They also had a huge collection of literary and artistic works, all documented in codices, monuments and paintings. Unfortunately, most of these documents were destroyed by the Spanish during the conquest, mainly by Christian missionaries determined to get the Indians to rejected their beliefs, and so impose the Catholic religion upon them.

As happened with the library of Alexandria, the Spanish, in one single flash, put an end to invaluable ancient knowledge as well as an entire culture that would today be on par with the Egyptian, Roman or Greek. Ironically, years later missionaries gave themselves to the task of rescuing some of the indigenous traditions  and documents about the literature and art of those cultures, as was the case with the Popol Vuh.

In the eighteenth century, Padre Fray Francisco Ximenez, of the Dominican Order, came to the village of Chichicastenango, Guatemala, where the ancient tradition of the Quiche Maya still prevailed. Thanks to his kind and understanding spirit, the priest won the esteem of the population and in gratitude; he was allowed to become acquainted with a book that was written in the Quiche language.
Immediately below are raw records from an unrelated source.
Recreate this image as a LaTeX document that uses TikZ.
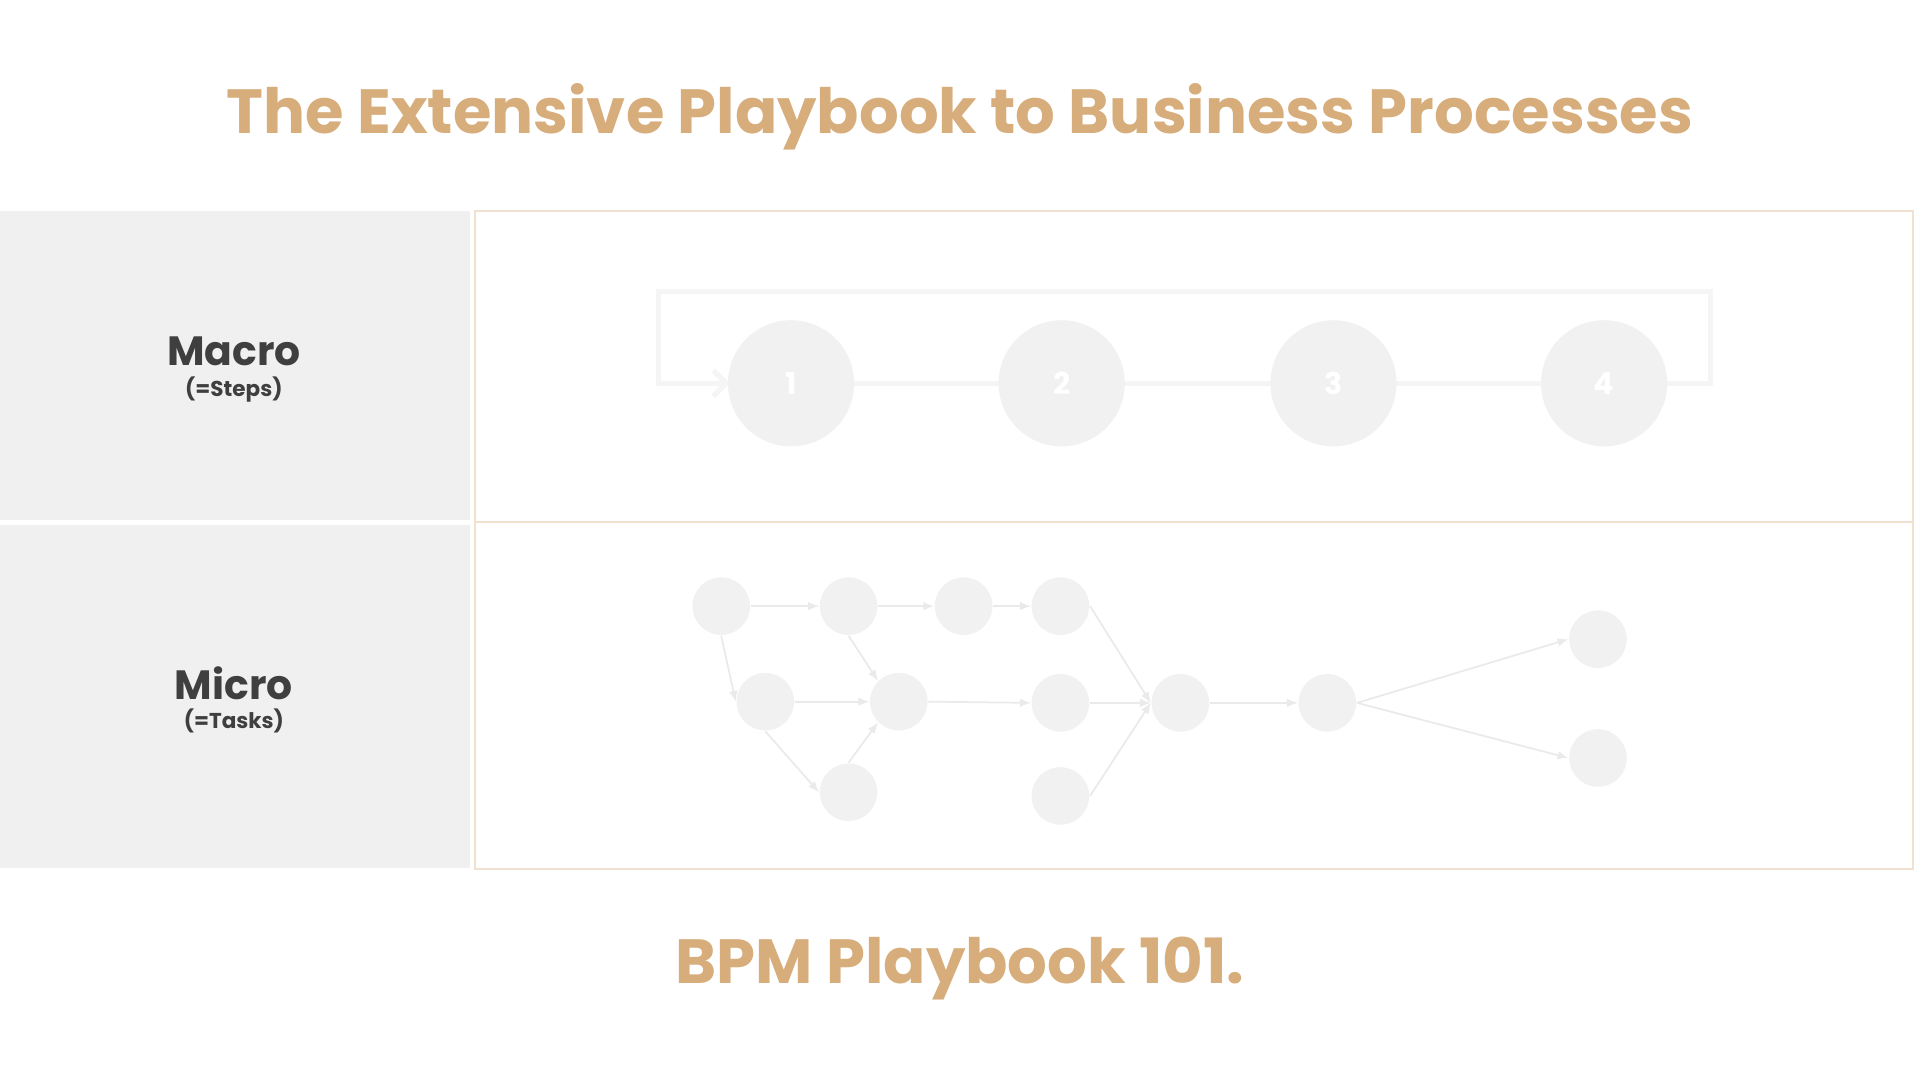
\documentclass[tikz,border=0pt]{standalone}
\usepackage{fontspec}
\setmainfont{Poppins}
\usepackage{xcolor}
\usetikzlibrary{arrows.meta}
\definecolor{tanhead}{HTML}{D6AD7B}
\definecolor{panelgrey}{HTML}{F0F0F0}
\definecolor{boxline}{HTML}{F0E2CE}
\definecolor{nodegrey}{HTML}{F1F1F1}
\definecolor{flowgrey}{HTML}{EAEAEA}
\definecolor{loopgrey}{HTML}{F5F5F5}
\definecolor{labeltext}{HTML}{3F3F3F}

\begin{document}
\begin{tikzpicture}[
    stepnode/.style={circle,fill=nodegrey,minimum size=1.03cm,inner sep=0pt,text=white,font=\bfseries\fontsize{7}{8}\selectfont},
    task/.style={circle,fill=nodegrey,minimum size=0.47cm,inner sep=0pt},
    flow/.style={draw=flowgrey,line width=0.4pt,-{Latex[length=2.5pt,width=2pt]}},
    loop/.style={draw=loopgrey,line width=1.2pt},
    heading/.style={text=tanhead,font=\bfseries\fontsize{14.5}{17}\selectfont},
    bigtag/.style={text=labeltext,font=\bfseries\fontsize{9.5}{11}\selectfont},
    smalltag/.style={text=labeltext,font=\bfseries\fontsize{5}{6}\selectfont}]
                \useasboundingbox[fill=white] (0,0) rectangle (15.68,8.82);
                % title and footer
                \node[heading] (title) at (7.84,7.87) {The Extensive Playbook to Business Processes};
                \node[heading] (footer) at (7.84,0.91) {BPM Playbook 101.};
                % left panels
                \fill[panelgrey] (0,4.57) rectangle (3.84,7.10);
                \fill[panelgrey] (0,1.73) rectangle (3.84,4.53);
                \node[bigtag] (macro) at (1.91,5.95) {Macro};
                \node[smalltag] (steps) at (1.91,5.64) {(=Steps)};
                \node[bigtag] (micro) at (1.91,3.24) {Micro};
                \node[smalltag] (tasks) at (1.91,2.93) {(=Tasks)};
                % right frame
                \draw[boxline,line width=0.5pt] (3.88,1.72) rectangle (15.62,7.10);
                \draw[boxline,line width=0.5pt] (3.88,4.56) -- (15.62,4.56);
                % macro steps
                \coordinate (back1) at (13.97,5.69);
                \coordinate (back2) at (13.97,6.44);
                \coordinate (back3) at (5.38,6.44);
                \coordinate (back4) at (5.38,5.69);
                \draw[loop] (13.61,5.69) -- (back1) -- (back2) -- (back3) -- (back4) -- (5.9,5.69);
                \draw[loop,-{Straight Barb[length=3pt,width=6pt]}] (5.85,5.69) -- (5.96,5.69);
                \draw[loop] (6.9,5.69) -- (12.7,5.69);
                \foreach \n/\x in {1/6.46,2/8.67,3/10.89,4/13.10}
                    \node[stepnode] (s\n) at (\x,5.69) {\n};
                % micro tasks
                \node[task] (a1) at (5.89,3.87) {};
                \node[task] (a2) at (6.93,3.87) {};
                \node[task] (a3) at (7.87,3.87) {};
                \node[task] (a4) at (8.66,3.87) {};
                \node[task] (b1) at (6.25,3.09) {};
                \node[task] (b2) at (7.34,3.09) {};
                \node[task] (b3) at (8.66,3.08) {};
                \node[task] (b4) at (9.64,3.08) {};
                \node[task] (b5) at (10.84,3.08) {};
                \node[task] (c1) at (6.93,2.35) {};
                \node[task] (c2) at (8.66,2.32) {};
                \node[task] (e1) at (13.05,3.60) {};
                \node[task] (e2) at (13.05,2.63) {};
                \foreach \from/\to in {a1.east/a2.west,a2.east/a3.west,a3.east/a4.west,a1.south/b1.west,b1.east/b2.west,b1.south/c1.west,a2.south/b2.north west,c1.north/b2.south west,b2.east/b3.west,a4.east/b4.west,b3.east/b4.west,c2.east/b4.west,b4.east/b5.west,b5.east/e1.west,b5.east/e2.west}
                    \draw[flow] (\from) -- (\to);
            \end{tikzpicture}
\end{document}
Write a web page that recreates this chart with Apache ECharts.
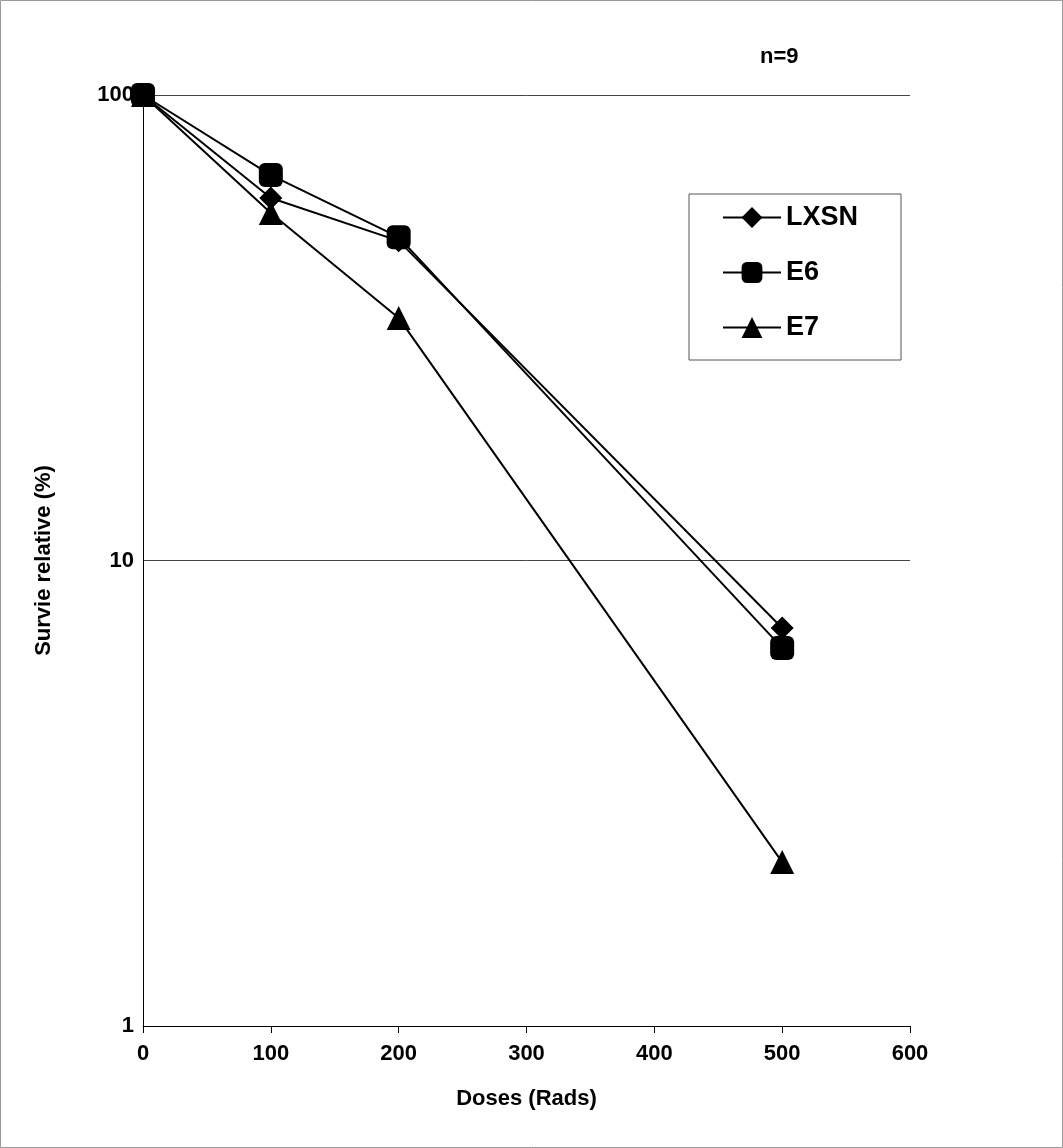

Fray Francisco became very intrigued with the discovery and once he realized the greatness of its contents; gave himself over to the task of transcribing and translating it into Castilian, in order to share such a beautiful work. The translations were never very clear, so that it underwent several versions until years later, one of them fell into the hands of Charles Etienne Brasseur, who translated it into French and gave it the name of “Popol Vuh”. Later there were other interpretations attempting to clarify its content for the reader, while respecting the most important data.